— START OF Exercise materials —

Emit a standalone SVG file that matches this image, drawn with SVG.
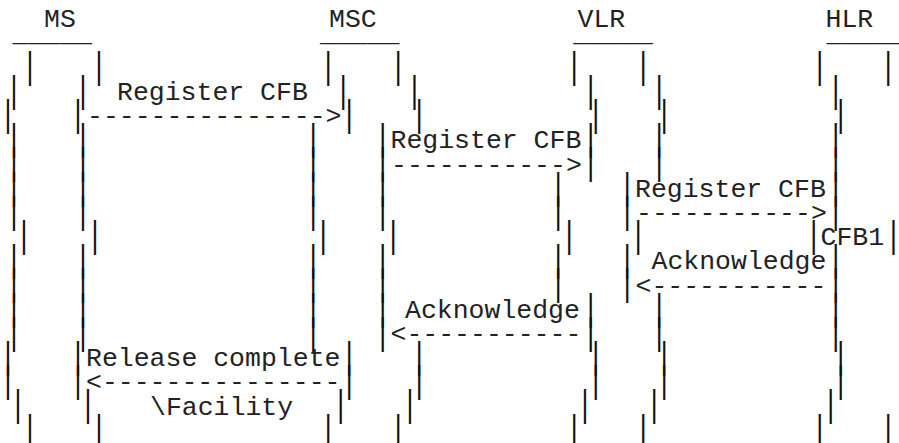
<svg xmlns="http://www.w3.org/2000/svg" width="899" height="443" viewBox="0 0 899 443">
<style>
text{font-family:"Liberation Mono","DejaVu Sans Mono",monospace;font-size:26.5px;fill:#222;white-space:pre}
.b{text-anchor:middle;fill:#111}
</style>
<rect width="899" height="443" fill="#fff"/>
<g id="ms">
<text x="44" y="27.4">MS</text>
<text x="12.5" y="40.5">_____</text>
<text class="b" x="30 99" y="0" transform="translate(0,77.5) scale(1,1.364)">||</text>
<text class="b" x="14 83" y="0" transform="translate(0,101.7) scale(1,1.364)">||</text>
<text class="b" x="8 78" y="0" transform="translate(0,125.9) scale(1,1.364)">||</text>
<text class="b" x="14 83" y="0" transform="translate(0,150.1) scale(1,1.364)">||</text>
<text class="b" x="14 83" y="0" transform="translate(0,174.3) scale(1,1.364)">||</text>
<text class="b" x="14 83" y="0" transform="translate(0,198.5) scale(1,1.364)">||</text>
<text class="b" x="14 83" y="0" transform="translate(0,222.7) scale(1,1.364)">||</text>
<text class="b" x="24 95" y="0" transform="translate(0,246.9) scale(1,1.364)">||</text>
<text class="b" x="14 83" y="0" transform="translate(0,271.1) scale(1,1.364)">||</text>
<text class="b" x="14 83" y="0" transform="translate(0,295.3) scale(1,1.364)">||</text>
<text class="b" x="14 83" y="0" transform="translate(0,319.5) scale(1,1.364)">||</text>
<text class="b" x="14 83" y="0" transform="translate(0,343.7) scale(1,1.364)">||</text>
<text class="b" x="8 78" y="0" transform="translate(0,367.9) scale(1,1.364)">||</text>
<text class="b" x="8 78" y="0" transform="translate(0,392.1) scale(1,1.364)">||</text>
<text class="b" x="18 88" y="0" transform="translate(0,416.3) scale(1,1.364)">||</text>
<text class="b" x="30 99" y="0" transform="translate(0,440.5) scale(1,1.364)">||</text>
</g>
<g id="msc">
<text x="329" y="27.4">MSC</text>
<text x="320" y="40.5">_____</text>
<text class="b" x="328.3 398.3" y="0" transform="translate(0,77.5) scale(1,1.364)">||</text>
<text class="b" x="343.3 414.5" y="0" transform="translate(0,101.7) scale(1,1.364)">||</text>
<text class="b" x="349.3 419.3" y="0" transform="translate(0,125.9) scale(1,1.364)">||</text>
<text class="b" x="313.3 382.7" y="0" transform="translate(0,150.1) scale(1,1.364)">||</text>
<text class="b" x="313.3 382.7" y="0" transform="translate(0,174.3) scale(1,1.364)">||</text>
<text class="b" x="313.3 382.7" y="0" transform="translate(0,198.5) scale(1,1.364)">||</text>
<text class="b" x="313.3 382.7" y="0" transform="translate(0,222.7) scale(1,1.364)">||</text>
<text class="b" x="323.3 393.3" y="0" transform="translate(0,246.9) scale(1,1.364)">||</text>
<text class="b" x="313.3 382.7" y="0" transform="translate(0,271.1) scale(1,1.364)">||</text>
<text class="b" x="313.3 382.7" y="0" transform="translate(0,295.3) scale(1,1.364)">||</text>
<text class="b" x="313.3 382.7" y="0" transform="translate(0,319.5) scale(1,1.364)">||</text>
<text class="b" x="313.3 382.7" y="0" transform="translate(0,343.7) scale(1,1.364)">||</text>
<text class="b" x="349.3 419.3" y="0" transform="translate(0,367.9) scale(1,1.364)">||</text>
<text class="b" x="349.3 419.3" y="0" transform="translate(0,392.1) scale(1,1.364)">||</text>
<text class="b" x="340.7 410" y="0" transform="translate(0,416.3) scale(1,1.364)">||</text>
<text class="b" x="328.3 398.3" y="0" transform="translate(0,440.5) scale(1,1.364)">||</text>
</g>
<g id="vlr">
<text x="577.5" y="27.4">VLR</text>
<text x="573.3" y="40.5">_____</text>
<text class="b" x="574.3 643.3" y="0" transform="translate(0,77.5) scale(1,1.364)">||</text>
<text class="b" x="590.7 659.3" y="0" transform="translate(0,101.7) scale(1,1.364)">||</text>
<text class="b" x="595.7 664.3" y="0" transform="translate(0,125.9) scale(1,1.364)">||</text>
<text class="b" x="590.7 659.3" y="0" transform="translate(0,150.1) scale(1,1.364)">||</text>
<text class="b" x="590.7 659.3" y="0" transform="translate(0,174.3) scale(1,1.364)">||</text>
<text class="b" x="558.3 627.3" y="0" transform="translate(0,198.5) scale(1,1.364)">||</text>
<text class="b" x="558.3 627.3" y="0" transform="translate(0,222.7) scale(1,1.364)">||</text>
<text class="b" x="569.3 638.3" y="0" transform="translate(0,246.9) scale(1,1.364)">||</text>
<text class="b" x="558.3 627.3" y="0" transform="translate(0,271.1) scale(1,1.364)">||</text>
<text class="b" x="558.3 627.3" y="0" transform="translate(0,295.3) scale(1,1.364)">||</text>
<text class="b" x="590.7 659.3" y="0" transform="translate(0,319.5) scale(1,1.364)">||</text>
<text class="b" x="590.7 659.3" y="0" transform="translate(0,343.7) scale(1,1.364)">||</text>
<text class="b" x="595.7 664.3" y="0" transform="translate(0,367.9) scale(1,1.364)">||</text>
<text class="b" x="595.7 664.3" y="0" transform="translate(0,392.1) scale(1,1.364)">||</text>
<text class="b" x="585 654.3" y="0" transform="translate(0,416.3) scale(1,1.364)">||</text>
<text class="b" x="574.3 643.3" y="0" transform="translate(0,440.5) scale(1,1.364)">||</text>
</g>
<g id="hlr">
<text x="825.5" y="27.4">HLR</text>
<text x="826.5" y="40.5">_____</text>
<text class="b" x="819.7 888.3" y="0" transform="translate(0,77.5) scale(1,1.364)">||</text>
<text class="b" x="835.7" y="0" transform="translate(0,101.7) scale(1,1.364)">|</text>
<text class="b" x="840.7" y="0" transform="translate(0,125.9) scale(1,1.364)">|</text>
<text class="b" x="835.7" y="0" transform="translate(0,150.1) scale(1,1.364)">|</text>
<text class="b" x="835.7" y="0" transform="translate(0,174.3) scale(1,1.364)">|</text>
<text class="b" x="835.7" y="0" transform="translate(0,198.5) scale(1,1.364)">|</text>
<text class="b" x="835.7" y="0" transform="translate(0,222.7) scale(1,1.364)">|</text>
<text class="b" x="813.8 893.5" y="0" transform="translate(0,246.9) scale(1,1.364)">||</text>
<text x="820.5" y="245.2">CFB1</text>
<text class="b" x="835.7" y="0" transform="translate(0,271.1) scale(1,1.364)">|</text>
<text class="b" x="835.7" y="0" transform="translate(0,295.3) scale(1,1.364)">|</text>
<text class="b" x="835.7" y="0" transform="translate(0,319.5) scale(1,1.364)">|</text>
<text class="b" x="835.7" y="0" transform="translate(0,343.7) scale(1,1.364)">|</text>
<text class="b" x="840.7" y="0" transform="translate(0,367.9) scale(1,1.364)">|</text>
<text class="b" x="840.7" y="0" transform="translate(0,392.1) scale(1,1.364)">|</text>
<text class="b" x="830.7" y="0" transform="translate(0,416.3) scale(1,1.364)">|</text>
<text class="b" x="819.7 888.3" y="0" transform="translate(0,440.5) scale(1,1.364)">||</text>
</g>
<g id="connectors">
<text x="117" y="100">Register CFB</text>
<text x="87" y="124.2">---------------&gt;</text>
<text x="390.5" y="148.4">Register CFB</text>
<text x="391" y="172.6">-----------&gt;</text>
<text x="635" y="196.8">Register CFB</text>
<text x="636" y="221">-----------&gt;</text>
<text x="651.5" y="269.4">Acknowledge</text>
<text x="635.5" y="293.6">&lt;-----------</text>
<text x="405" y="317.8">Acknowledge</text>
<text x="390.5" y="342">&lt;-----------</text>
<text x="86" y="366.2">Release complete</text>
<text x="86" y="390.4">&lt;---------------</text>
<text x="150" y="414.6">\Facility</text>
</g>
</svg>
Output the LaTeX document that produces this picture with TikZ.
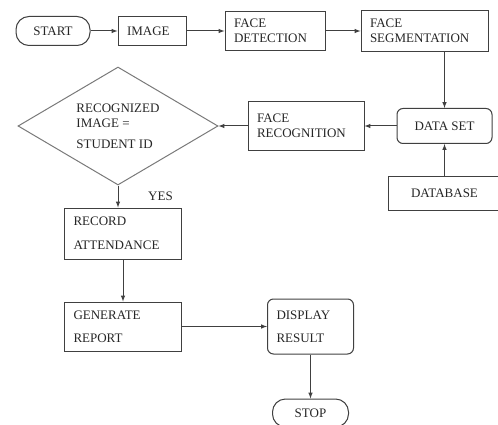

— END OF Exercise materials —

• Written exercise
Identify and copy lines that hold the string "with".

• Written solution
Emit a standalone SVG file that matches this image, drawn with SVG.
Output the LaTeX document that produces this picture with TikZ.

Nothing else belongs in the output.